Bezüglich der Erfolgsaussichten des Antrags im vorliegenden Verfahren des einstweiligen Rechtsschutzes wird vollumfänglich auf die Ausführungen im Beschluss vom 4. März 2021 verwiesen.
Dem Antrag auf Bewilligung von Prozesskostenhilfe war daher stattzugeben und Ziffer IV. des Beschlusses vom 4. März 2021 dementsprechend abzuändern.
2.
Es kann daher im Übrigen dahinstehen, ob vorliegend aufgrund der Regelung in § 146 Abs. 2 VwGO eine Beschwerde überhaupt zulässig ist. Nach § 146 Abs. 2 VwGO ist die Beschwerde bei einer Ablehnung der Prozesskostenhilfe ausgeschlossen, soweit das Gericht ausschließlich die persönlichen und wirtschaftlichen Voraussetzungen der Prozesskostenhilfe verneint.
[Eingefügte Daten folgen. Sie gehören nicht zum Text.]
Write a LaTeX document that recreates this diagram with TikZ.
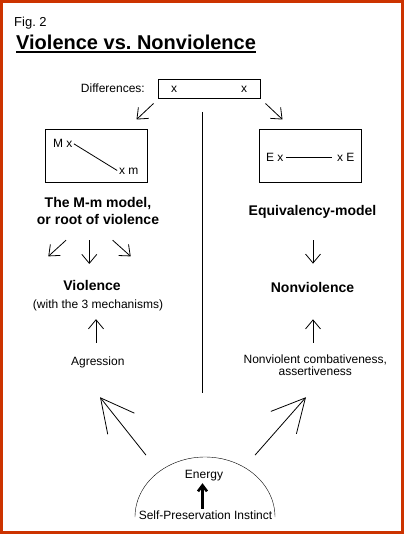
\documentclass[tikz,border=0pt]{standalone}
\usepackage{fontspec}
\setmainfont{Liberation Sans}
\usepackage{xcolor}
\usetikzlibrary{arrows.meta,calc}
\definecolor{framered}{RGB}{204,51,0}
\frenchspacing

\begin{document}
\begin{tikzpicture}[x=1pt, y=-1pt,
  txt/.style={inner sep=0pt, font=\fontsize{12}{12}\selectfont},
  headtxt/.style={inner sep=0pt, font=\fontsize{14}{17}\selectfont\bfseries, align=center},
  modelbox/.style={draw, line width=1pt, minimum width=102pt, minimum height=53pt},
  arr/.style={-{Straight Barb[length=9pt,width=15pt]}, line width=0.8pt},
  bigarr/.style={-{Straight Barb[length=33pt,width=34pt]}, line width=0.8pt},
  boldarr/.style={-{Straight Barb[length=6pt,width=9pt]}, line width=2.6pt}
]
\fill[white] (0,0) rectangle (404,534);
\useasboundingbox (0,0) rectangle (404,534);
\draw[framered, line width=3pt] (1.5,1.5) rectangle (402.5,532.5);

\node[inner sep=0pt, anchor=base west, font=\fontsize{13}{15}\selectfont] (fig) at (14,27) {Fig. 2};
\node[inner sep=0pt, anchor=base west, font=\fontsize{20}{24}\selectfont\bfseries] (title) at (16,50) {Violence vs. Nonviolence};
\draw[line width=2pt] ([yshift=-2.3pt]title.base west) -- ([yshift=-2.3pt]title.base east);

\node[txt, anchor=base east] (difflab) at (145,93) {Differences:};
\node[txt, draw, line width=1pt, minimum width=102pt, minimum height=19pt] (diff) at (209,89.5) {x\hspace{64pt}x};

\node[modelbox] (mmbox) at (96,156.5) {};
\node[txt] (mM) at (62.7,143) {M x};
\node[txt] (mm) at (128.7,171.5) {x m};
\draw[line width=0.8pt, shorten <=1.6pt, shorten >=2pt] (mM.east) -- (mm.west);

\node[modelbox] (ebox) at (310.5,156.5) {};
\node[txt] (eE) at (274.7,157) {E x};
\node[txt] (xE) at (345.7,157) {x E};
\draw[line width=0.8pt, shorten <=2.6pt, shorten >=5.3pt] (eE.east) -- (xE.west);

\draw[line width=1pt] (202,112) -- (202,393);

\node[headtxt] (mmlab) at (98,211.4) {The M-m model,\\or root of violence};
\node[headtxt, anchor=base] (eqlab) at (312.5,215) {Equivalency-model};
\node[headtxt, anchor=base] (viol) at (92,290) {Violence};
\node[txt, anchor=base] (mech) at (98,308.3) {(with the 3 mechanisms)};
\node[headtxt, anchor=base] (nonviol) at (312.5,292.5) {Nonviolence};
\node[txt, anchor=base] (agr) at (97.8,365) {Agression};
\node[txt, align=center, font=\fontsize{12}{12}\selectfont] (nvc) at (315.3,365.6) {Nonviolent combativeness,\\assertiveness};

\draw (135,517) arc[start angle=180, end angle=360, x radius=70, y radius=60];
\node[txt, anchor=base] (energy) at (204,478) {Energy};
\node[txt, anchor=base] (spi) at (205.5,519.5) {Self-Preservation Instinct};

\draw[arr] ($(diff.south west)+(-4,4)$) -- ($(mmbox.north east)+(-11,-10)$);
\draw[arr] ($(diff.south east)+(5,4)$) -- ($(ebox.north west)+(23.5,-10)$);
\draw[arr] ($(mmlab.south)+(-32,15)$) -- ($(viol.north)+(-43.7,-23.3)$);
\draw[arr] ($(mmlab.south)+(-8.7,15)$) -- ($(viol.north)+(-2.7,-15.7)$);
\draw[arr] ($(mmlab.south)+(14.7,15)$) -- ($(viol.north)+(38.7,-23.3)$);
\draw[arr] ($(eqlab.south)+(0.5,22.1)$) -- ($(nonviol.north)+(0.5,-18.5)$);
\draw[arr] ($(agr.north)+(-1.8,-13.4)$) -- ($(mech.south)+(-2,8.2)$);
\draw[arr] ($(nvc.north)+(-2.3,-12.2)$) -- ($(nonviol.south)+(0.5,26.5)$);
\draw[bigarr] ($(energy.north)+(-58,-14.4)$) -- ($(agr.south)+(2.2,29.5)$);
\draw[bigarr] ($(energy.north)+(51,-14.4)$) -- ($(nvc.south)+(-9.3,21)$);
\draw[boldarr] ($(spi.north)+(-3,-1.7)$) -- ($(energy.south)+(-1.5,2.5)$);
\end{tikzpicture}
\end{document}
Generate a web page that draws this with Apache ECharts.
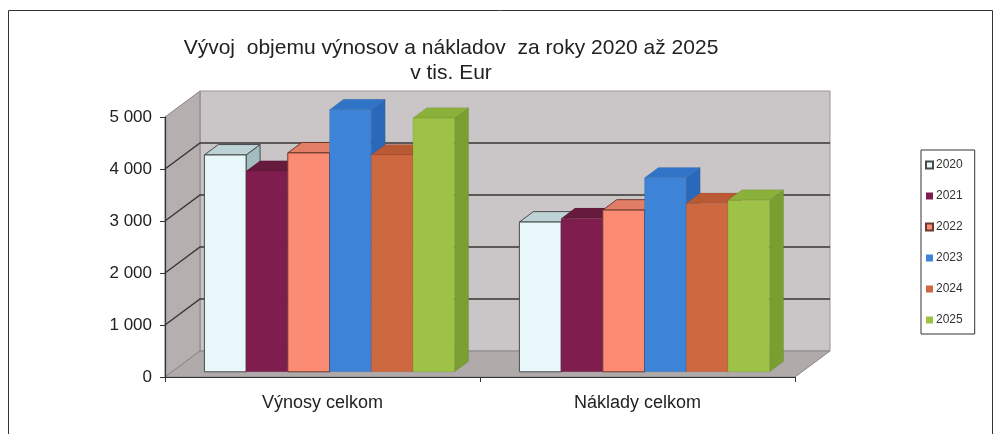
<!DOCTYPE html>
<html>
<head>
<meta charset="utf-8">
<script src="https://cdn.jsdelivr.net/npm/echarts@6/dist/echarts.min.js"></script>
<style>
  html, body { margin: 0; padding: 0; background: #fff; }
  #chart { width: 995px; height: 434px; }
</style>
</head>
<body>
<div id="chart"></div>
<script>
// data (v tis. Eur)
var categories = ['Výnosy celkom', 'Náklady celkom']
var years = ['2020', '2021', '2022', '2023', '2024', '2025']
var v2020 = [4170, 2880]
var v2021 = [3860, 2950]
var v2022 = [4210, 3110]
var v2023 = [5040, 3730]
var v2024 = [4170, 3240]
var v2025 = [4880, 3300]
var yTicks = [0, 1000, 2000, 3000, 4000, 5000]

var seriesValues = [v2020, v2021, v2022, v2023, v2024, v2025]

// colors: front, top, side, outline
var faceColors = [
  ['#e8f7f9', '#bdd3d6', '#a3bcc0', '#4a4a4a'],
  ['#7f1e4e', '#661a3c', '#571535', null],
  ['#fc8b74', '#e27e66', '#cf6e58', '#6a3a30'],
  ['#3d84d8', '#2f74c6', '#2968bb', null],
  ['#cd6841', '#b95a35', '#a6502e', null],
  ['#9dc245', '#8bb13a', '#7a9f30', null]
]

// oblique depth of the box (px) and where bars sit inside it
var depth = [35, -26]
var barFront = 0.2
var barDepth = 0.4
var barRatio = 0.1324

var chart = echarts.init(document.getElementById('chart'))

function wallsItem(params, api) {
  var c0 = api.coord([0, 0])
  var c1 = api.coord([categories.length - 1, 0])
  var band = api.size([1, 0])[0]
  var xL = c0[0] - band / 2, xR = c1[0] + band / 2
  var y0 = c0[1]
  var yTop = api.coord([0, yTicks[yTicks.length - 1]])[1]
  var dx = depth[0], dy = depth[1]
  var kids = []
  // back wall
  kids.push({type: 'polygon', shape: {points: [[xL + dx, yTop + dy], [xR + dx, yTop + dy], [xR + dx, y0 + dy], [xL + dx, y0 + dy]]},
    style: {fill: '#cac5c7', stroke: '#9a9496', lineWidth: 1}})
  // left wall
  kids.push({type: 'polygon', shape: {points: [[xL, yTop], [xL + dx, yTop + dy], [xL + dx, y0 + dy], [xL, y0]]},
    style: {fill: '#b5afaf', stroke: '#8a8484', lineWidth: 1}})
  // floor
  kids.push({type: 'polygon', shape: {points: [[xL, y0], [xR, y0], [xR + dx, y0 + dy], [xL + dx, y0 + dy]]},
    style: {fill: '#b0aaaa', stroke: '#8a8484', lineWidth: 1}})
  for (var i = 1; i < yTicks.length - 1; i++) {
    var y = api.coord([0, yTicks[i]])[1]
    kids.push({type: 'polyline', shape: {points: [[xL, y], [xL + dx, y + dy], [xR + dx, y + dy]]},
      style: {fill: null, stroke: '#3a3636', lineWidth: 1.4}})
  }
  return {type: 'group', children: kids}
}

function barItem(k) {
  return function (params, api) {
    var cat = api.value(0)
    var top = api.coord([cat, api.value(1)])
    var base = api.coord([cat, 0])
    var band = api.size([1, 0])[0]
    var bw = band * barRatio
    var fx = depth[0] * barFront, fy = depth[1] * barFront
    var tx = depth[0] * barDepth, ty = depth[1] * barDepth
    var x0 = top[0] - bw * years.length / 2 + k * bw + fx
    var x1 = x0 + bw
    var yT = top[1] + fy
    var yB = base[1] + fy
    var col = faceColors[k]
    var stroke = col[3] || 'rgba(0,0,0,0.15)'
    var lw = col[3] ? 1 : 0.5
    return {
      type: 'group',
      children: [
        {type: 'polygon', shape: {points: [[x1, yT], [x1 + tx, yT + ty], [x1 + tx, yB + ty], [x1, yB]]},
          style: {fill: col[2], stroke: stroke, lineWidth: lw}},
        {type: 'polygon', shape: {points: [[x0, yT], [x1, yT], [x1 + tx, yT + ty], [x0 + tx, yT + ty]]},
          style: {fill: col[1], stroke: stroke, lineWidth: lw}},
        {type: 'rect', shape: {x: x0, y: yT, width: bw, height: yB - yT},
          style: {fill: col[0], stroke: stroke, lineWidth: lw}}
      ]
    }
  }
}

var series = [{
  type: 'custom',
  name: 'walls',
  silent: true,
  z: 1,
  renderItem: wallsItem,
  data: [[0, 0]]
}]
years.forEach(function (y, k) {
  series.push({
    type: 'custom',
    name: y,
    z: 3,
    itemStyle: {color: faceColors[k][0], borderColor: faceColors[k][3] || faceColors[k][0], borderWidth: faceColors[k][3] ? 1 : 0},
    renderItem: barItem(k),
    data: seriesValues[k].map(function (v, i) { return [i, v] })
  })
})

chart.setOption({
  animation: false,
  textStyle: {fontFamily: 'Liberation Sans, Arial, sans-serif'},
  title: {
    text: 'Vývoj  objemu výnosov a nákladov  za roky 2020 až 2025\nv tis. Eur',
    left: 446,
    textAlign: 'center',
    top: 31,
    textStyle: {fontSize: 21, fontWeight: 'normal', color: '#222', lineHeight: 25}
  },
  legend: {
    orient: 'vertical',
    left: 921,
    top: 150,
    data: years,
    icon: 'rect',
    itemWidth: 7,
    itemHeight: 7,
    itemGap: 19,
    padding: [9, 12, 8, 4],
    borderColor: '#333',
    borderWidth: 1,
    selectedMode: false,
    textStyle: {fontSize: 12, color: '#333', padding: [0, 0, 0, -2]}
  },
  grid: {left: 165, top: 117, width: 630, height: 260},
  xAxis: {
    type: 'category',
    data: categories,
    z: 5,
    axisLine: {lineStyle: {color: '#333', width: 1.2}},
    axisTick: {show: true, length: 5, lineStyle: {color: '#333'}},
    axisLabel: {fontSize: 18, color: '#222', margin: 17}
  },
  yAxis: {
    type: 'value',
    min: 0,
    max: 5000,
    interval: 1000,
    z: 5,
    axisLine: {show: true, lineStyle: {color: '#333', width: 1.2}},
    axisTick: {show: true, length: 5, lineStyle: {color: '#333'}},
    splitLine: {show: false},
    axisLabel: {
      fontSize: 17, color: '#222', margin: 13,
      formatter: function (v) { return String(v).replace(/\B(?=(\d{3})+(?!\d))/g, ' ') }
    }
  },
  graphic: [{
    type: 'rect',
    silent: true,
    shape: {x: 8.5, y: 10.5, width: 984, height: 440},
    style: {fill: null, stroke: '#333', lineWidth: 1}
  }],
  series: series
})
</script>
</body>
</html>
Jedenfalls konnte der Antrag des Bevollmächtigten als Antrag auf eine neue, den ursprünglichen Beschluss abändernde Entscheidung hinsichtlich der Gewährung von Prozesskostenhilfe verstanden werden (§§ 122 Abs. 1, 88 VwGO), über den vorliegend entschieden wurde.
3.
Der Abänderung des Beschlusses vom 4. März 2021 in Ziffer IV. steht nicht entgegen, dass das Verwaltungsgericht damit bereits abschließend über den Antrag nach § 80 Abs. 5 VwGO zu Gunsten des Antragstellers entschieden hat.
Es handelt sich nicht um einen Fall der rückwirkenden Bewilligung, da das Verfahren noch nicht rechtskräftig abgeschlossen und beendet ist, sondern die Frist für die Einlegung einer möglichen Beschwerde durch die Antragsgegnerin noch läuft. Eine rückwirkende Bewilligung wäre dagegen nur dann anzunehmen, wenn die (weitere) Rechtsverfolgung im Zeitpunkt der gerichtlichen Entscheidung nicht mehr beabsichtigt oder nicht mehr möglich ist, eine Förderung des Rechtsstreits mithin nicht mehr in Betracht kommt (Schoch/Schneider, VwGO, 39. EL Juli 2020, § 166 Rn. 132). Davon ist allerdings nicht auszugehen, da eben noch kein rechtskräftiger Abschluss der kostenverursachenden Instanz mit Beendigung der Rechtshängigkeit (§ 90 VwGO) vorliegt. Selbst dann aber wird aus Billigkeitsgründen eine rückwirkende Bewilligung von Prozesskostenhilfe in Betracht gezogen, wenn der Betroffene Prozesskostenhilfe in einem Verfahren des vorläufigen Rechtsschutzes gegen eine Maßnahme beantragt hat, die sich auf eine kurze Zeitspanne bezieht. In diesem Fall ist eine auf den Zeitpunkt der Bewilligungsreife des Antrags zurückwirkende Gewährung von Prozesskostenhilfe selbst für die rechtskräftig abgeschlossene Instanz möglich (Posser/Wolff BeckOK VwGO, Stand: 1.1.2021, § 166 Rn. 48). Eine ähnliche Konstellation bzw. zumindest gleich zu behandelnde Situation ist hier gegeben, da die Entscheidung des Gerichts aufgrund der besonderen Eilbedürftigkeit zu einem Zeitpunkt erfolgte, als die vollständigen Unterlagen zu den wirtschaftlichen und persönlichen Verhältnissen des Antragstellers noch nicht vorlagen und dies dem Bevollmächtigten des Antragstellers nicht anzulasten ist.